Within a day of junior Kaelyn Green and Black Student Union announcing they would hold a Black Lives Matter march on campus, Elon University President Leo Lambert chimed in on the issue at hand.

In an email to students and faculty, Lambert commended the work of the BSU for organizing the march and encouraged all to attend.

Students listened.

More than 300 community members attended Friday’s silent march around campus, largely viewed as a success by the organizers. Lambert and the administration played a role in the event, too, with Provost Steven House and Chaplain Jan Fuller speaking at the end.

The gravity of that — having an administration at a private university publicly support its students speaking out about a political cause — wasn’t lost among those who planned the march.

“I know that they are at the top of the list, the ones that can immediately enact change,” said junior Alonzo Cee. “To see them supporting us helps us as students.

“It helps us in terms of we feel like we have the support of the administration, supporting us in our humanity, supporting us in trying to cause change.”

Lambert, president since 1999, hasn’t been afraid to take a stance on prominent issues facing the country. Just this past spring, he wrote a letter to the editor in the Burlington Times-News denouncing House Bill 2.

In his email about the march, he acknowledged the “unsettling trauma and fear” that the deaths of Terrence Crutcher in Tulsa, Oklahoma, and Keith Lamont Scott in Charlotte brought to members of the Elon community. With that, he implored students to take action and be engaged.

“Elon is not a bubble isolated from the conflicts in our world,” Lambert wrote. “Instead, part of our practice as an academic community is to gather together in challenging times to listen to one another, to deeply examine our personal values and responsibilities, and to seek out solutions to the injustices in our local, national and global communities.”

Lambert was in McKinnon Hall on Friday, where hundreds gathered before the march. He did not take part in the march, though.

House did march, and was authentic and emotional in his remarks afterward. He read Bible passages and Martin Luther King Jr. quotes, speaking on behalf of senior staff while also hitting a personal note.

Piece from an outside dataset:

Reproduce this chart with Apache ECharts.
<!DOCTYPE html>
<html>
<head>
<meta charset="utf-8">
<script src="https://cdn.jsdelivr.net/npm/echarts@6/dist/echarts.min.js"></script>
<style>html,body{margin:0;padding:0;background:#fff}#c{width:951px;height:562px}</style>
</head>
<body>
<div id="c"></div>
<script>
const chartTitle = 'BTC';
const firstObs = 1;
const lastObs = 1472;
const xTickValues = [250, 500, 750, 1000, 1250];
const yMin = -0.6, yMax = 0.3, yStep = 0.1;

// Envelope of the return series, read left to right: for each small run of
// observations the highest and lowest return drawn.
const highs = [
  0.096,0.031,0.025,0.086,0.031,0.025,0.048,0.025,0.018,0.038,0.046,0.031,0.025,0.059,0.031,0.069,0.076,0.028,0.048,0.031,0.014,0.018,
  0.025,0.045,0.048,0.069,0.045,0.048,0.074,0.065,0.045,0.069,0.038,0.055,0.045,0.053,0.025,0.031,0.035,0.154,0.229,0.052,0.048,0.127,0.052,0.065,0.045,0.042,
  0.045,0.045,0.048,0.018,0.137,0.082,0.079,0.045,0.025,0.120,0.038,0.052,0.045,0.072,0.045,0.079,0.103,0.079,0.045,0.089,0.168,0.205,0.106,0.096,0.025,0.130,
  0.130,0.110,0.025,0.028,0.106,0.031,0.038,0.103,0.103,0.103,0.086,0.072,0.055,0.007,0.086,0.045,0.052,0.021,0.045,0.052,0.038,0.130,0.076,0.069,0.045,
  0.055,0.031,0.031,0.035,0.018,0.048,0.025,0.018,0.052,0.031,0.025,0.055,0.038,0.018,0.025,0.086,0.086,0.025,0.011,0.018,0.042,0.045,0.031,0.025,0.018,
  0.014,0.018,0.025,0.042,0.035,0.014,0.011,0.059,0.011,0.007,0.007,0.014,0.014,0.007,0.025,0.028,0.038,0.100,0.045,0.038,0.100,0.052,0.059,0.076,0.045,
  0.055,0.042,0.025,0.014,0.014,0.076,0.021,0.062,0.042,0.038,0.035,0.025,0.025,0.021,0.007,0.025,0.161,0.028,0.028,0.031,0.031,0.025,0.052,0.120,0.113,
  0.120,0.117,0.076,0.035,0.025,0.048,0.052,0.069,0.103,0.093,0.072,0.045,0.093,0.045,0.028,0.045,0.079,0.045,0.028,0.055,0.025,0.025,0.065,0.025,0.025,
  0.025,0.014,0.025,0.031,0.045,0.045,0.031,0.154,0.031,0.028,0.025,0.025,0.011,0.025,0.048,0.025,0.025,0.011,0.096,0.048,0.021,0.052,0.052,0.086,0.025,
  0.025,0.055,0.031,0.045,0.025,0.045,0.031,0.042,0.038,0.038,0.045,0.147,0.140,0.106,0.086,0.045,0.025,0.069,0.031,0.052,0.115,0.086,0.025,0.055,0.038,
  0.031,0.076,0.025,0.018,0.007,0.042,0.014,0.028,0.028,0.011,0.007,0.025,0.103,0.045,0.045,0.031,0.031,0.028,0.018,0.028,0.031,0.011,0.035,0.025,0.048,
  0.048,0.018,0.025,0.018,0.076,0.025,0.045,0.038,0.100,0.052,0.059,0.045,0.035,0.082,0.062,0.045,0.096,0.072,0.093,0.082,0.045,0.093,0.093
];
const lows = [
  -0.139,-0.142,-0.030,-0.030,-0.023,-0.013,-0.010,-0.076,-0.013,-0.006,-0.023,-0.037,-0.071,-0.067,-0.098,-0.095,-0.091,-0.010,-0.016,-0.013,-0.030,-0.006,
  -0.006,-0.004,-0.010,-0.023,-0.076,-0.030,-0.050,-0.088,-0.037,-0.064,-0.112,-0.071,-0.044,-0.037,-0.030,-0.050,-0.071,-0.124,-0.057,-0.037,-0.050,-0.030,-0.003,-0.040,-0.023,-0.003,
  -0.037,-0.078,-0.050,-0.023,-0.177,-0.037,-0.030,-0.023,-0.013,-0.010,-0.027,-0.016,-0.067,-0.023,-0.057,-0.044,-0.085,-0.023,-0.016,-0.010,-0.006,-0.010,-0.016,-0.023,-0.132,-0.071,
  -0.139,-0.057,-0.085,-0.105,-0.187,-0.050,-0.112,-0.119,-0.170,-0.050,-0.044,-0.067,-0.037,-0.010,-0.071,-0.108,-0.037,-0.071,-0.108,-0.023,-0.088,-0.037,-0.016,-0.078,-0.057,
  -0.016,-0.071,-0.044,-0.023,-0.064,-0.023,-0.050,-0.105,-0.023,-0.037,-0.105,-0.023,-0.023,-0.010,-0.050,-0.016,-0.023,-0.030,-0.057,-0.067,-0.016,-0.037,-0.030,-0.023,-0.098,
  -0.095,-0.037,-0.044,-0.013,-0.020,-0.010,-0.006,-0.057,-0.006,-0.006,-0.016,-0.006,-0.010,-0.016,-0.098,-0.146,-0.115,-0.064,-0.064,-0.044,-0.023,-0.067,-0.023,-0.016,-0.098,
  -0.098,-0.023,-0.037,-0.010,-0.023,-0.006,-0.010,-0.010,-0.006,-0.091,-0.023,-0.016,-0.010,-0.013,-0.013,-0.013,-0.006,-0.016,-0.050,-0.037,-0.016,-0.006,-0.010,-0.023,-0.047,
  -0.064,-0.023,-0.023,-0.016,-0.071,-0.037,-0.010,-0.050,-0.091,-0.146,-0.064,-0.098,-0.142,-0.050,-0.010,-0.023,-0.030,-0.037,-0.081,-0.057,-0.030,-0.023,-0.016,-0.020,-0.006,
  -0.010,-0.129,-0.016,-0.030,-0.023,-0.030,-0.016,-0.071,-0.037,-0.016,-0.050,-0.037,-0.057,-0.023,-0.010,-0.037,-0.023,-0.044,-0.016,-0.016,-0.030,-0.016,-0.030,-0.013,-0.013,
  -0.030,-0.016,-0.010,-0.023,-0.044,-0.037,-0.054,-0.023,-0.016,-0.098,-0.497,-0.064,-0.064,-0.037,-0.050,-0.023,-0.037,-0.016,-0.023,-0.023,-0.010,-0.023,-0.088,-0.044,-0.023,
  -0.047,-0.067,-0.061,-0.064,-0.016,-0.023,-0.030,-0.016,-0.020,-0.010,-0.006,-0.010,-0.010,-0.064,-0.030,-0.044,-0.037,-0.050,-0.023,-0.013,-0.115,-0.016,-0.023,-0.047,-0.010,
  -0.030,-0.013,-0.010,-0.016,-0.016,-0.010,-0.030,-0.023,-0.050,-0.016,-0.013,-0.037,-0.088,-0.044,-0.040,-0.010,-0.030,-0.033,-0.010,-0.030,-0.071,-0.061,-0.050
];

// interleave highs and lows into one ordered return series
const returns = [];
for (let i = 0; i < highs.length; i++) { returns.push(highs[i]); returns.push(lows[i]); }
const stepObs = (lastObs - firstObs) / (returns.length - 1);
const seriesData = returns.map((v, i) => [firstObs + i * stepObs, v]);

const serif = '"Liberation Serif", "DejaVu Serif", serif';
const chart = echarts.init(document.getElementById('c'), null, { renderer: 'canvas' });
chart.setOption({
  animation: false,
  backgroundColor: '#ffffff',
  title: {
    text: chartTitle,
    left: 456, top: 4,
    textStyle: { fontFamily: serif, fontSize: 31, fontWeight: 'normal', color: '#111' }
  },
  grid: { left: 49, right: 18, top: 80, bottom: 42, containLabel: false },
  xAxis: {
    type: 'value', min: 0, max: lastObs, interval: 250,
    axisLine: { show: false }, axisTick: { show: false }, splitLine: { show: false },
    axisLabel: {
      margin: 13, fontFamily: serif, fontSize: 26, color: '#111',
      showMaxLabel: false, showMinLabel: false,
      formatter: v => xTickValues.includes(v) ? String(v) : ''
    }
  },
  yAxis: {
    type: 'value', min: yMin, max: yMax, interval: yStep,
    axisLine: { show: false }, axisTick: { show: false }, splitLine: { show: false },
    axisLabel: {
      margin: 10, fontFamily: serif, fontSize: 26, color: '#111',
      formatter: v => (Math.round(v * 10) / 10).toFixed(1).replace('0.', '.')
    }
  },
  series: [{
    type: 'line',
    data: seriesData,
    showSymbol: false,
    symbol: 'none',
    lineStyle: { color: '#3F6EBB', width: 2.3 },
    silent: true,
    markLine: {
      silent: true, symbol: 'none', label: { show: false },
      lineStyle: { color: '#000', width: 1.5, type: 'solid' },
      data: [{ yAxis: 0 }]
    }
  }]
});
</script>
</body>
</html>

“I am sad, I am frustrated, I am angry and I am discouraged,” House said. “How can we do this to one another? Since I was a child I’ve been going to church every Sunday, and have thought long and hard about what the Bible tells us, about how we need to treat one another and live together. …

“In the midst of this discouragement, I find hope in a gathering such as this one.”

House and Fuller advocated for students to attend Monday’s panel discussion, sponsored by the Council on Civic Engagement.

Their words, along with Lambert’s, stuck with the students.

“It means that they’re listening,” Green said. “We’re not just yelling into empty space. They hear us and want to respond. They want us to know that they’re listening and that they want to help us.”